Uno choc, per i vertici statunitensi, l'attacco con droni all'avamposto al confine siro-giordano. Il Pentagono ha diffuso le foto dei 3 militari caduti; come per chiamare il Paese a raccolta, di fronte a quella che appare una sfida aperta – per certi versi inaudita - agli asset mediorientali della Superpotenza.
Dietro vi sarebbe Teheran: su questo a Washington nessuno ha il minimo dubbio; e stando al Wall Street Journal si starebbero vagliando 3 opzioni. Quella più “morbida” sono ulteriori sanzioni economiche; oppure raid militari contro la galassia di proxy sciiti nel quadrante. Infine l'idea di un attacco in territorio iraniano; che equivarrebbe ad un diretto coinvolgimento nel conflitto che sta incendiando la Regione. Ciò che la Casa Bianca sin dall'inizio aveva cercato di scongiurare, avendo già troppi fronti aperti. Potrebbe incidere però la campagna elettorale in corso; visto anche il pesante gap di popolarità di Biden, già incalzato peraltro da alcuni repubblicani: favorevoli all'ipotesi più estrema.
Il Presidente ha dichiarato oggi di aver preso una decisione; senza fornire però ulteriori indicazioni, se non la volontà di evitare un allargamento del conflitto. E' possibile che all'attacco contro le truppe Usa ci sia una risposta “a più livelli”, ha poi precisato il portavoce del consiglio per la sicurezza nazionale John Kirby nel briefing a bordo dell'Air Force One. In attesa Teheran.
A sostenere l'attrito con i rivali della Repubblica Islamica, fino ad ora, i cosiddetti “attori per procura”. Da Hezbollah agli Houthi, che si sono detti pronti ad un “confronto di lungo periodo” con Stati Uniti e Regno Unito: definiti “forze della tirannia”. In secondo piano, ormai, nella retorica fiammeggiante delle milizie yemenite, i riferimenti ad Israele e a Gaza.

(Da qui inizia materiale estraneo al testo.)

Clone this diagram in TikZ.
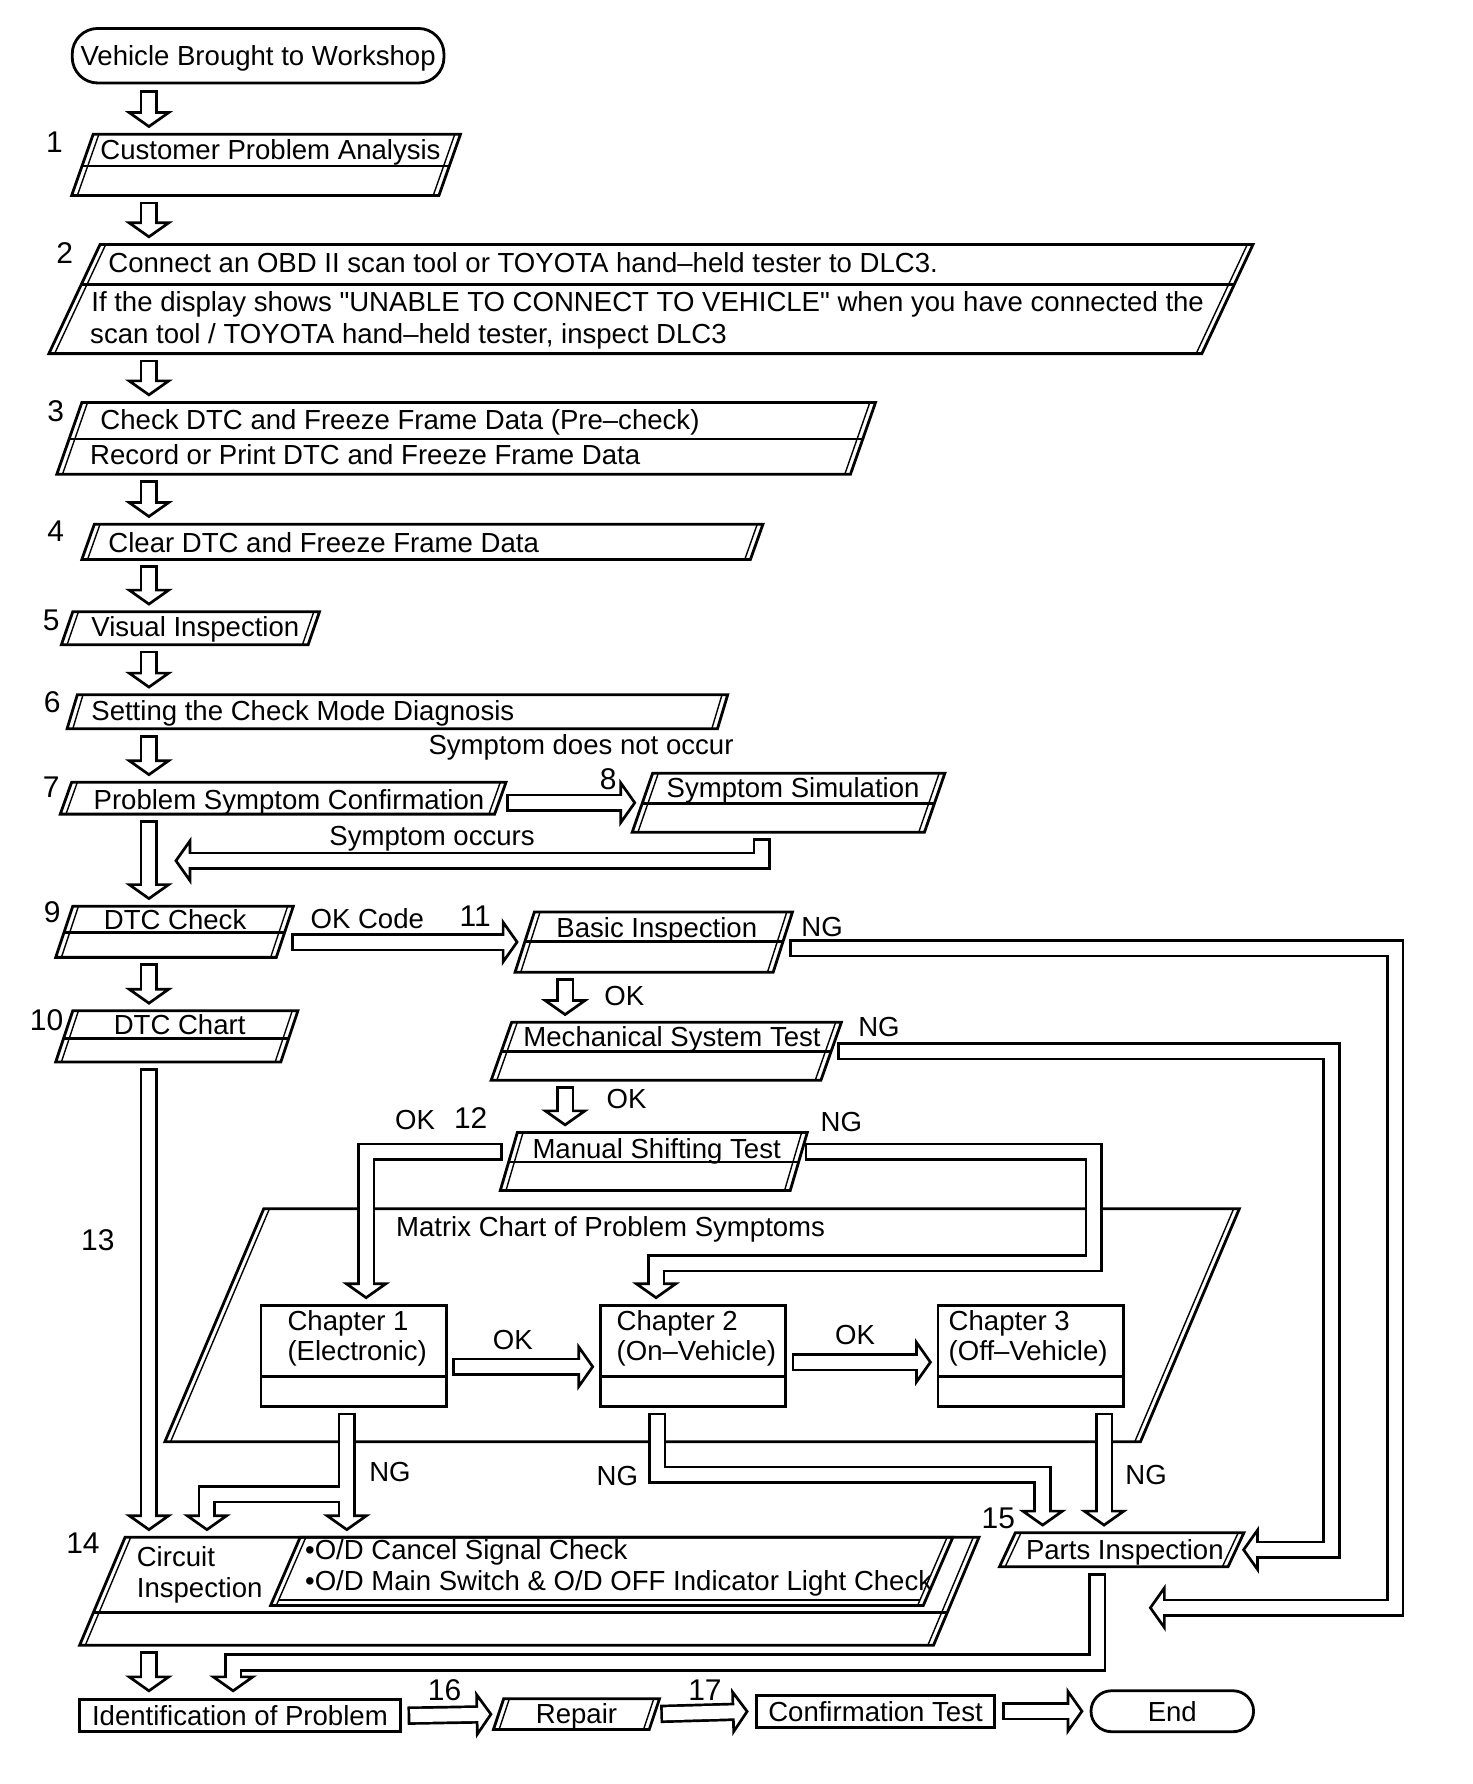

Ma resta il futuro della Striscia il punto nodale della crisi. Da decifrare le reazioni alla proposta mediata a Parigi. Il potenziale accordo, fa sapere una fonte di Hamas, prevede 3 fasi: prima il rilascio di donne, bambini e anziani israeliani; poi i soldati, infine la restituzione dei morti; con una graduale cessazione delle ostilità. Non ancora deciso invece il numero dei detenuti palestinesi da rilasciare.
In precedenza Netanyahu era stato tranchant: “non ritireremo l'esercito da Gaza e non libereremo centinaia di detenuti”. Piuttosto esplicito anche il Ministro della Difesa Gallant; che vede nel dopoguerra un controllo militare israeliano della Striscia. Un rifiuto a priori, di una intesa con Hamas, è stato espresso invece dal Ministro della Sicurezza dello Stato Ebraico. Idea “irresponsabile”, ad avviso di Ben Gvir; significherebbe – ha sottolineato - “la spaccatura del Governo”.